Тут тихонько отворилась дверь. Чьи-то осторожные шаги, с легким шелестом женского платья, приблизились к больному. Не шелохнувшись, продолжал он лежать в приятном забытьи. Кто-то поднял с полу сброшенное одеяло и накрыл им спящего. Чье-то теплое дыхание пахнуло ему в лицо, чьи-то свежие губы прикоснулись к его губам…

«Опять как во сне, — мелькнуло в голове у него. — Ужели в самом деле Наденька?»

Он раскрыл глаза.

— Ах! — отскочила с испугом склонившаяся над ним молодая стройная послушница и уже спасалась в соседнюю комнату. На пороге она одумалась и тихими шагами возвратилась к Ластову.

— Вы узнали меня, Лев Ильич? Вам, значит, лучше? — взволнованно спросила она.

— Никогда я не чувствовал себя лучше, — весело отвечал он. — Только слаб еще: попробовал было приподняться, да голова закружилась, как у пьяного.

— Еще бы. Вам и нельзя еще вставать. Позвольте-ка пульс.

С улыбкой достал он из-под покрывала руку. Наденька указательным и большим пальцами взяла ее за сочленение кисти и, сдвинув брови, стала считать про себя удары. Складки на лбу ее сгладились.

— Ну, опасность миновала, лихорадки нет и следа. Теперь… — сказала она, и голос ее принял грустный оттенок, — теперь я могу оставить вас, оставить сыночка вашего, маленького Левеньку, к которому привязалась, как к родному сыну…
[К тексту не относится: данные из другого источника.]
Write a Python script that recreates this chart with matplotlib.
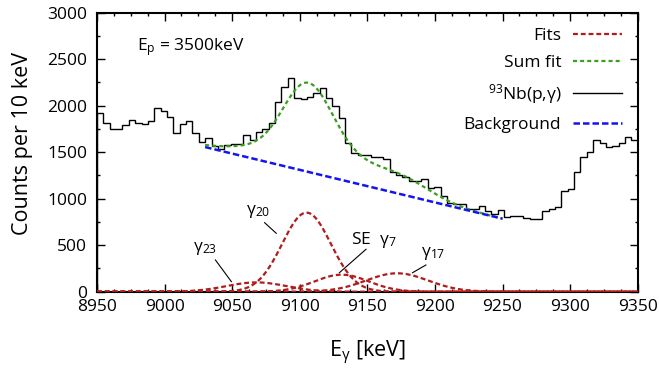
"""93Nb(p,g) spectrum around the gamma_20 line, with gaussian fits."""
import numpy as np
import matplotlib
matplotlib.use('Agg')
from matplotlib import pyplot as plt
from matplotlib import rc
from matplotlib.ticker import MultipleLocator, AutoMinorLocator

rc('font', family=['Open Sans', 'DejaVu Sans'], size=12.5)
rc('mathtext', default='regular')

# spectrum, E_p = 3500 keV (85 bins between 8950 and 9350 keV)
e_range = [8950, 9350]
counts = [1918, 1812, 1746, 1746, 1788, 1851, 1815, 1803, 1840, 1971,
          1944, 1875, 1703, 1799, 1836, 1703, 1606, 1655, 1566, 1536,
          1572, 1586, 1586, 1680, 1634, 1713, 1752, 1818, 2043, 2204,
          2294, 2079, 2068, 2097, 2133, 2186, 2079, 1996, 1864, 1595,
          1488, 1470, 1470, 1445, 1445, 1427, 1290, 1254, 1229, 1195,
          1190, 1217, 1120, 1130, 1029, 955, 945, 945, 886, 886,
          921, 871, 835, 878, 800, 814, 814, 789, 782, 778,
          868, 886, 907, 1086, 1100, 1290, 1451, 1505, 1631, 1595,
          1559, 1566, 1602, 1660, 1631]

# gaussian fits
fit_names = ['γ$_{23}$', 'γ$_{20}$', 'SE  γ$_{7}$', 'γ$_{17}$']
fit_amp = [100, 850, 183, 198]
fit_mu = [9068, 9105, 9131, 9172]
fit_sigma = [22, 18, 20, 23]

# linear background (end points of fit region)
bg_energy = [9030, 9250]
bg_counts = [1555, 785]

# label positions (text, then leader line start -> end)
label_xy = [(9030, 464), (9069, 857), (9155, 556), (9199, 411)]
leader = [((9037.6, 341), (9049.4, 108)),
          ((9074, 742), (9082.6, 628)),
          ((9149, 456), (9129.3, 204)),
          ((9193.3, 287), (9183.4, 204))]

RED = '#b01c1c'
GREEN = '#3a9e1e'
BLUE = '#1414f0'


def gauss(x, a, mu, s):
    return a * np.exp(-(x - mu)**2 / (2 * s**2))


fig = plt.figure(figsize=(6.59, 3.81), dpi=100)
ax = fig.add_axes([0.1472, 0.2344, 0.8205, 0.7323])

edges = np.linspace(e_range[0], e_range[1], len(counts) + 1)
x_all = np.linspace(e_range[0], e_range[1], 800)
x_fit = np.linspace(bg_energy[0], bg_energy[1], 400)

for i, (a, mu, s) in enumerate(zip(fit_amp, fit_mu, fit_sigma)):
    ax.plot(x_all, gauss(x_all, a, mu, s), color=RED, lw=1.6,
            dashes=(2.2, 1.3), label='Fits' if i == 0 else None, zorder=3)

bg = np.interp(x_fit, bg_energy, bg_counts)
total = bg + sum(gauss(x_fit, a, mu, s)
                 for a, mu, s in zip(fit_amp, fit_mu, fit_sigma))
ax.plot(x_fit, total, color=GREEN, lw=1.6, dashes=(1.8, 1.4),
        label='Sum fit', zorder=4)
ax.stairs(counts, edges, color='black', lw=1.0,
          label='$^{93}$Nb(p,γ)', zorder=2)
ax.plot(x_fit, bg, color=BLUE, lw=1.8, dashes=(2.6, 1.2),
        label='Background', zorder=4)

for name, (tx, ty), (p0, p1) in zip(fit_names, label_xy, leader):
    ax.text(tx, ty, name, ha='center', va='center', fontsize=12.5)
    ax.plot([p0[0], p1[0]], [p0[1], p1[1]], color='black', lw=0.8)

ax.text(8979.5, 2630, 'E$_p$ = 3500keV', ha='left', va='center',
        fontsize=12.5)

ax.set_xlim(e_range)
ax.set_ylim(0, 3000)
ax.xaxis.set_major_locator(MultipleLocator(50))
ax.xaxis.set_minor_locator(AutoMinorLocator(4))
ax.yaxis.set_major_locator(MultipleLocator(500))
ax.yaxis.set_minor_locator(AutoMinorLocator(2))
ax.tick_params(which='both', direction='in', top=True, right=True,
               labelsize=12.5)
ax.tick_params(which='major', length=6, width=1)
ax.tick_params(which='minor', length=2.5, width=1)
ax.tick_params(axis='y', pad=7)
ax.tick_params(axis='x', pad=5.5)
for sp in ax.spines.values():
    sp.set_linewidth(1.5)

ax.set_xlabel('E$_γ$ [keV]', fontsize=15.5)
ax.set_ylabel('Counts per 10 keV', fontsize=15.5)
ax.xaxis.set_label_coords(0.5, -0.17)
ax.yaxis.set_label_coords(-0.118, 0.53)

ax.legend(loc='upper right', frameon=False, markerfirst=False,
          handlelength=2.8, handletextpad=0.7, labelspacing=0.62,
          borderaxespad=0.5, fontsize=12.5)

fig.savefig('out.png', dpi=100)
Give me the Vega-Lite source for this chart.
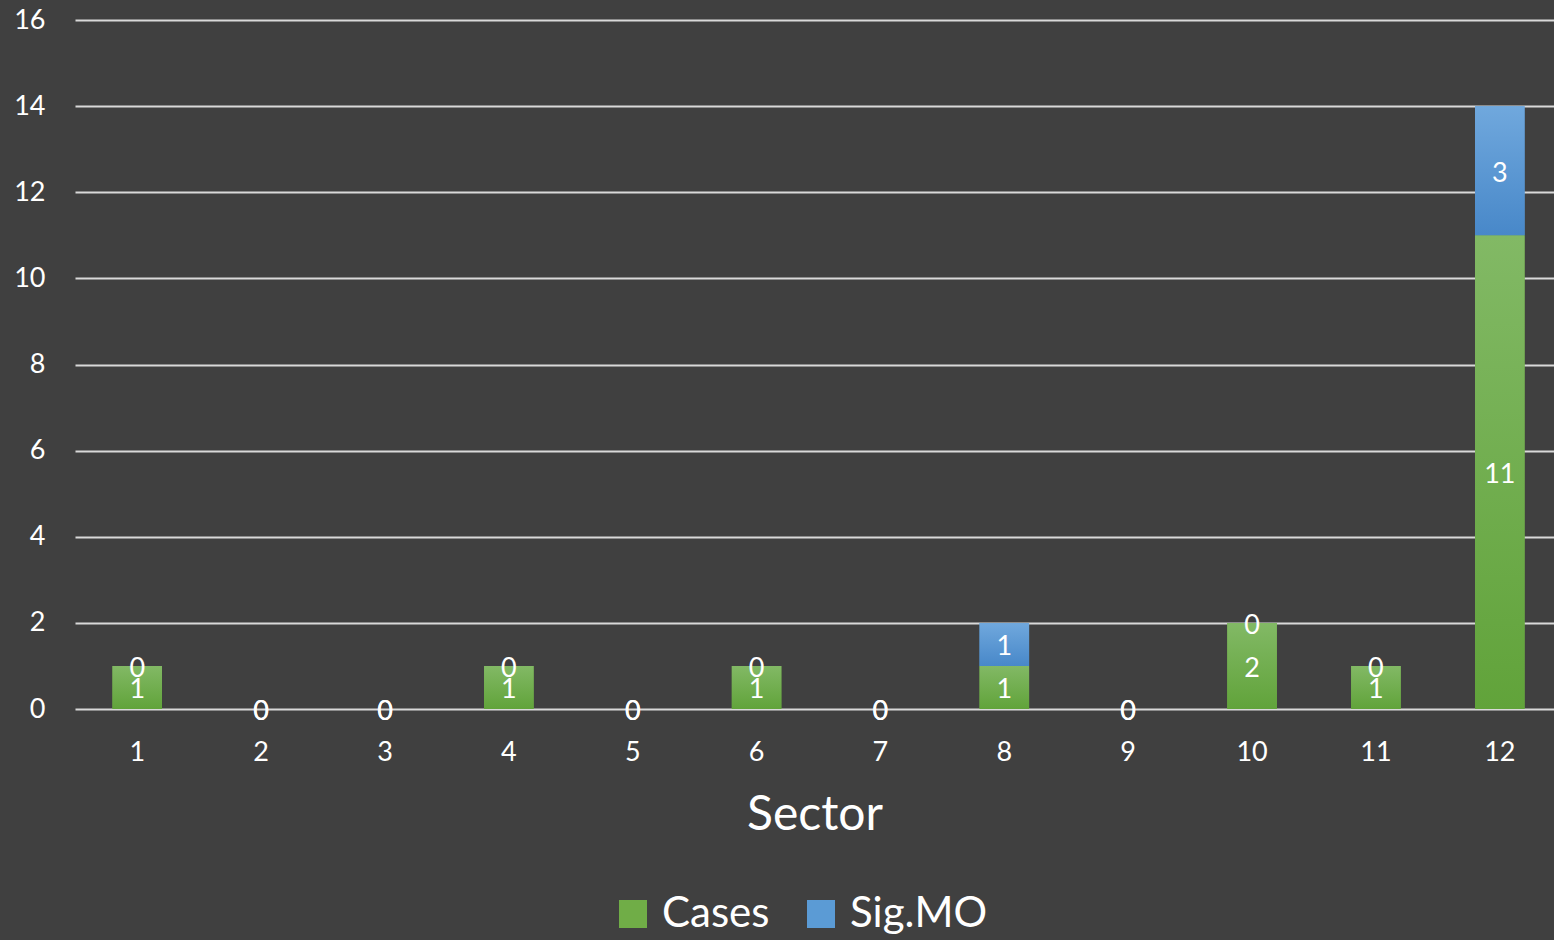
{
  "$schema": "https://vega.github.io/schema/vega-lite/v6.json",
  "width": 1479,
  "height": 689,
  "autosize": {"type": "none"},
  "padding": {"left": 75, "top": 20, "right": 0, "bottom": 231},
  "background": "#404040",
  "config": {
    "view": {"stroke": null},
    "font": "Lato",
    "axis": {"labelFont": "Lato", "titleFont": "Lato", "labelColor": "#ffffff", "titleColor": "#ffffff"},
    "axisY": {"grid": true, "gridColor": "#d9d9d9", "gridWidth": 2, "domain": false, "ticks": false, "labelFontSize": 27, "labelPadding": 30, "tickCount": 8},
    "axisX": {"grid": false, "domain": false, "ticks": false, "labelFontSize": 27, "labelPadding": 30, "labelAngle": 0, "titleFontSize": 48, "titleFontWeight": "normal", "titlePadding": 26},
    "legend": {"labelFont": "Lato", "labelColor": "#ffffff", "labelFontSize": 42}
  },
  "data": {
    "values": [
      {"sector": 1, "series": "Cases", "value": 1},
      {"sector": 1, "series": "Sig.MO", "value": 0},
      {"sector": 2, "series": "Cases", "value": 0},
      {"sector": 2, "series": "Sig.MO", "value": 0},
      {"sector": 3, "series": "Cases", "value": 0},
      {"sector": 3, "series": "Sig.MO", "value": 0},
      {"sector": 4, "series": "Cases", "value": 1},
      {"sector": 4, "series": "Sig.MO", "value": 0},
      {"sector": 5, "series": "Cases", "value": 0},
      {"sector": 5, "series": "Sig.MO", "value": 0},
      {"sector": 6, "series": "Cases", "value": 1},
      {"sector": 6, "series": "Sig.MO", "value": 0},
      {"sector": 7, "series": "Cases", "value": 0},
      {"sector": 7, "series": "Sig.MO", "value": 0},
      {"sector": 8, "series": "Cases", "value": 1},
      {"sector": 8, "series": "Sig.MO", "value": 1},
      {"sector": 9, "series": "Cases", "value": 0},
      {"sector": 9, "series": "Sig.MO", "value": 0},
      {"sector": 10, "series": "Cases", "value": 2},
      {"sector": 10, "series": "Sig.MO", "value": 0},
      {"sector": 11, "series": "Cases", "value": 1},
      {"sector": 11, "series": "Sig.MO", "value": 0},
      {"sector": 12, "series": "Cases", "value": 11},
      {"sector": 12, "series": "Sig.MO", "value": 3}
    ]
  },
  "encoding": {
    "x": {"field": "sector", "type": "ordinal", "title": "Sector", "scale": {"paddingInner": 0.6, "paddingOuter": 0.27, "align": 0.56}}
  },
  "layer": [
    {
      "transform": [
        {"stack": "value", "groupby": ["sector"], "sort": [{"field": "series", "order": "ascending"}], "as": ["v0", "v1"]}
      ],
      "mark": {"type": "bar"},
      "encoding": {
        "y": {"field": "v1", "type": "quantitative", "title": null, "scale": {"domain": [0, 16]}},
        "y2": {"field": "v0"},
        "color": {
          "field": "series", "type": "nominal", "title": null,
          "scale": {"domain": ["Cases", "Sig.MO"], "range": ["#70ad47", "#5b9bd5"]},
          "legend": {"orient": "none", "direction": "horizontal", "legendX": 537, "legendY": 873, "symbolType": "square", "symbolSize": 784, "symbolStrokeWidth": 0, "labelOffset": 8, "columnPadding": 30, "symbolOpacity": 1}
        }
      }
    },
    {
      "transform": [
        {"stack": "value", "groupby": ["sector"], "sort": [{"field": "series", "order": "ascending"}], "as": ["v0", "v1"]},
        {"filter": "datum.series === 'Cases'"}
      ],
      "mark": {"type": "bar", "color": {"gradient": "linear", "x1": 0, "y1": 0, "x2": 0, "y2": 1, "stops": [{"offset": 0, "color": "#82b965"}, {"offset": 1, "color": "#61a33a"}]}},
      "encoding": {
        "y": {"field": "v1", "type": "quantitative", "title": null},
        "y2": {"field": "v0"}
      }
    },
    {
      "transform": [
        {"stack": "value", "groupby": ["sector"], "sort": [{"field": "series", "order": "ascending"}], "as": ["v0", "v1"]},
        {"filter": "datum.series === 'Sig.MO'"}
      ],
      "mark": {"type": "bar", "color": {"gradient": "linear", "x1": 0, "y1": 0, "x2": 0, "y2": 1, "stops": [{"offset": 0, "color": "#70a8dd"}, {"offset": 1, "color": "#4888c9"}]}},
      "encoding": {
        "y": {"field": "v1", "type": "quantitative", "title": null},
        "y2": {"field": "v0"}
      }
    },
    {
      "mark": {"type": "text", "color": "#ffffff", "fontSize": 27, "align": "center", "baseline": "middle", "dy": 3},
      "encoding": {
        "y": {"field": "value", "type": "quantitative", "stack": "zero", "bandPosition": 0.5, "title": null},
        "detail": {"field": "series"},
        "text": {"field": "value", "type": "quantitative"}
      }
    }
  ]
}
В глазах у Ластова потемнело; он схватился рукою за сердце. Его, как ударом молнии, мгновенно поразило воспоминание о минувшей счастливой жизни с бедной Машей, которой уже нет в живых, которая по себе оставила ему только сына. Он с трудом перевел дыхание.

— Надежда Николаевна, — промолвил он, — что сын мой, здоров?

— Ах, Боже мой, — спохватилась Наденька, — ведь вы его со времени вашей болезни и не видали. Как же, здоровехонек. Какой он, я вам скажу, милашка! Просто, херувимчик. Ну, да я вам сейчас покажу его.

Она поспешила выйти и вслед затем воротилась с трехмесячным младенцем на руках. Следовавшая за ней кормилица остановилась в дверях.

— Смотрите же, Лев Ильич, ну, не душка ли он? Поклонись, Левенька, папаше, поклонись, — продолжала послушница, качая малютку в направлении к больному. — Он и смеяться уже умеет, право. Засмейся-ка, мальчик мой, засмейся папаше? Нет, не хочет, характер свой, значит, тоже есть; зато, случится, засмеется, просто сердце покатится от радости: ведь малюсенький, глупенький, а тоже знает тебя; тут вот и ценишь его ласковость. Ах, ты глупышка, прелесть моя, засмеялся! Лев Ильич, голубчик, смотрите: засмеялся!

С восхищением почти материнской любви стала она лобызать маленькому Левеньке и ножки, и ручки, и ротик.